The tense, fast-moving, first-person narrative contains surprisingly interesting characterisations for an adventure story, not to mention deft and vivid descriptions of landscape and weather, for which Buchan was to become renowned. It has all his hallmarks of brevity, clarity, keen observation and wry humour. The South African Hannay irritates some readers by his heartiness, robust colonial utterances and emphasis on getting a job done, but we shouldn’t forget he was conceived in wartime. I like his resourcefulness, sensitivity to atmosphere and cheerful courage. Although at least partly modelled on General Sir Edmund Ironside, Hannay is, in many ways, the average man who knows his limitations, and is thus someone with whom readers can readily identify. The book was very popular with soldiers in the trenches.
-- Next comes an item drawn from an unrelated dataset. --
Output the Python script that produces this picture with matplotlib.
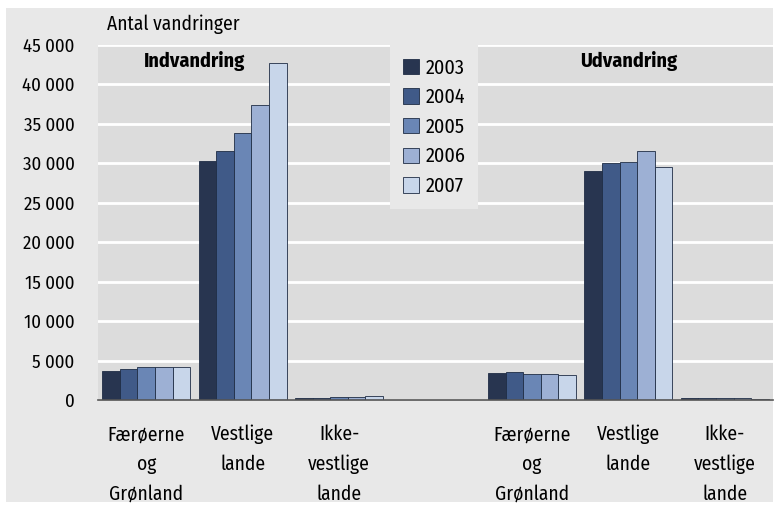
import numpy as np
import matplotlib
matplotlib.use('Agg')
import matplotlib.pyplot as plt
import logging
logging.getLogger('matplotlib.font_manager').setLevel(logging.ERROR)

plt.rcParams['font.family'] = ['Fira Sans Condensed', 'Roboto Condensed', 'PT Sans Narrow',
                               'Archivo Narrow', 'DejaVu Sans']

years = ['2003', '2004', '2005', '2006', '2007']
categories = ['Færøerne\nog\nGrønland', 'Vestlige\nlande', 'Ikke-\nvestlige\nlande', '',
              'Færøerne\nog\nGrønland', 'Vestlige\nlande', 'Ikke-\nvestlige\nlande']
# per year: indvandring (3 groups), empty slot, udvandring (3 groups)
v2003 = [3680, 30290, 200, 0, 3470, 29060, 200]
v2004 = [3930, 31560, 300, 0, 3550, 30080, 200]
v2005 = [4150, 33840, 350, 0, 3260, 30160, 200]
v2006 = [4150, 37350, 350, 0, 3340, 31510, 200]
v2007 = [4170, 42770, 550, 0, 3170, 29530, 150]
series = [v2003, v2004, v2005, v2006, v2007]
colors = ['#283550', '#405a88', '#6a86b5', '#9db0d4', '#c8d6ea']

fig = plt.figure(figsize=(7.84, 5.05), dpi=100)
fig.patch.set_facecolor('white')
bg = plt.Rectangle((6/784, 3/505), (773-6)/784, (502-8)/505, transform=fig.transFigure,
                   facecolor='#e8e8e8', edgecolor='none', zorder=-10)
fig.patches.append(bg)

ax = fig.add_axes([98/784, 1-400/505, (773-98)/784, (400-45)/505])
ax.set_facecolor('#dcdcdc')

x = np.arange(len(categories))
w = 0.182
for i, (vals, c) in enumerate(zip(series, colors)):
    vals = np.array(vals, dtype=float)
    mask = vals > 0
    ax.bar(x[mask] + (i - 2) * w, vals[mask], width=w, color=c, edgecolor='#1f2d45',
           linewidth=0.6, label=years[i], zorder=3)

ax.set_xlim(-0.5, len(categories) - 0.5)
ax.set_ylim(0, 45000)
ax.set_yticks(np.arange(0, 45001, 5000))
ax.set_yticklabels([f'{v:,}'.replace(',', ' ') for v in range(0, 45001, 5000)], fontsize=13.5)
ax.yaxis.grid(True, color='white', linewidth=2)
ax.set_axisbelow(True)
ax.set_xticks(x)
ax.set_xticklabels(categories, fontsize=14, linespacing=1.65, va='top')
ax.tick_params(axis='both', length=0)
ax.tick_params(axis='x', pad=18)
ax.tick_params(axis='y', pad=17)
for s in ['top', 'right', 'left']:
    ax.spines[s].set_visible(False)
ax.spines['bottom'].set_color('#555555')
ax.spines['bottom'].set_linewidth(1.2)
ax.spines['bottom'].set_zorder(4)

fig.text(107/784, 1-24/505, 'Antal vandringer', fontsize=14, va='center', ha='left')
ax.text(0.5, 42900, 'Indvandring', fontsize=14.5, fontweight='bold', ha='center', va='center')
ax.text(5.0, 42900, 'Udvandring', fontsize=14.5, fontweight='bold', ha='center', va='center')

leg = ax.legend(loc='upper left', bbox_to_anchor=((390-98)/675, 1.0), frameon=True,
                fontsize=14.5, handlelength=0.8, handleheight=0.8, handletextpad=0.3,
                labelspacing=0.5, borderpad=0.65, borderaxespad=0, fancybox=False)
leg.get_frame().set_facecolor('#e8e8e8')
leg.get_frame().set_edgecolor('none')
leg.get_frame().set_alpha(1)

fig.savefig('out.png', dpi=100, facecolor=fig.get_facecolor())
In 1934, Alfred Hitchcock bought the option to film the book from Buchan, by now a very well-known writer and politician. The 39 Steps, possibly the first ‘man-on-the-run’ thriller ever filmed, made Hitchcock famous in America for the first time when it came out in 1935. Much of the plot was changed to accommodate a love interest and to reflect the different international situation, 20 years on from 1915. Hannay, played by Robert Donat, acquires a beautiful but reluctant companion, Pamela (Madeleine Carroll). The scene where they have to share a room in a Scottish inn and she removes her stocking, while handcuffed to him, gives off an erotic spark even now. An amused Buchan told Hitchcock at the premiere that the film was a great improvement on the book; only my loyal granny could never be reconciled to Hitchcock changing the story.
The novel inspired two later films and a television adaptation, but it’s the Hitchcock film that has become an international cultural icon; so much so that a jolly, send-up stage version of it has played to audiences all over the world for the past ten years. We shall never know whether the book would have remained in print continuously for a century without the film industry promoting it so assiduously. What is plain is that its prominence has succeeded in obscuring many of the other things for which John Buchan deserves to be remembered.